それに比べ日本は起業がとてもやりやすくなりました。
国民健康保険はあるし、バイトでも結構いいお金のものがあります。
会社は資本金1円で作れるようになりましたし、政府系金融機関からお金も借りやすくなりました。
しかし、起業率はどんどん下がっているようです。


この差は結局は人なのではないでしょうか?
シリコンバレーは会社をはじめることは誰でもやっていることなのでそういう人たちが集まるのでしょう。
日本はほとんどがサラリーマンなのでその中で会社を起こすというのはとても大変なことのように思うのかもしれません。
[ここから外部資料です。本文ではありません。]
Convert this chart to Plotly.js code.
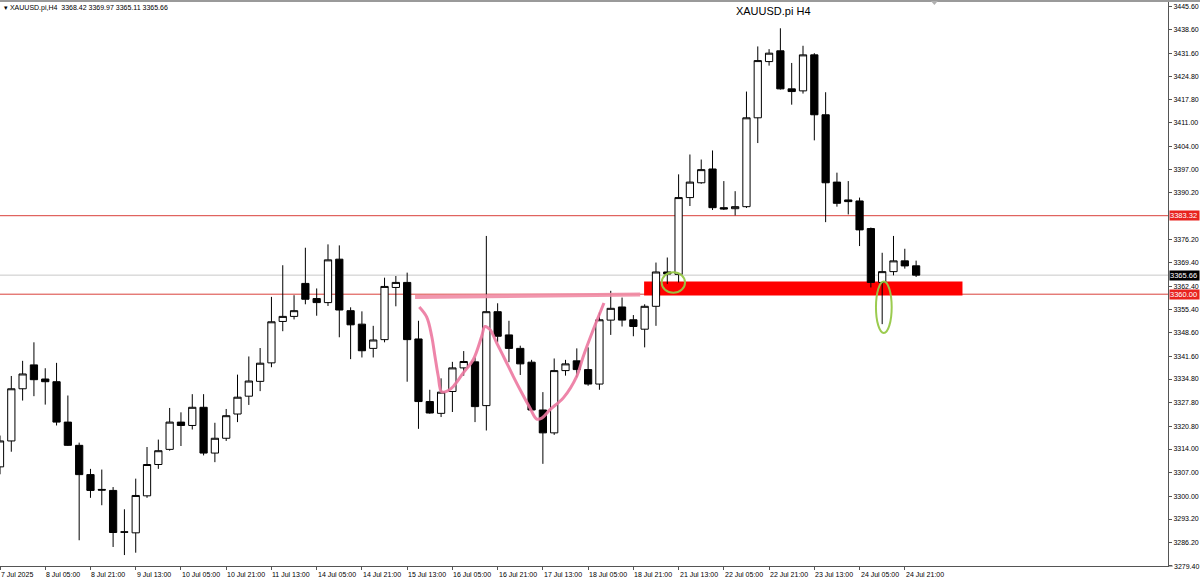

また会社が動き出してからの人材確保も難しいのでしょう。
優秀でやる気のある人たちはほとんど大企業に行ってしまうのでベンチャー企業が成長できない要因になっているのかもしれません。
今の大学を卒業したばかりの人たちを見てもその傾向は変わっていないようです。


ポールグレアムがいうように大企業は動きが遅いです。
もし何かやりたいことがあったら大企業で実現する事は難しいでしょう。
ウェブアプリケーションに関してはコストが劇的に下がったので自分でやったほうがいいと思います。
その上日本は起業のための社会インフラが世界で最も整っている国の一つだと思います。
あとは私たちの心しだいといったところなのでしょうね。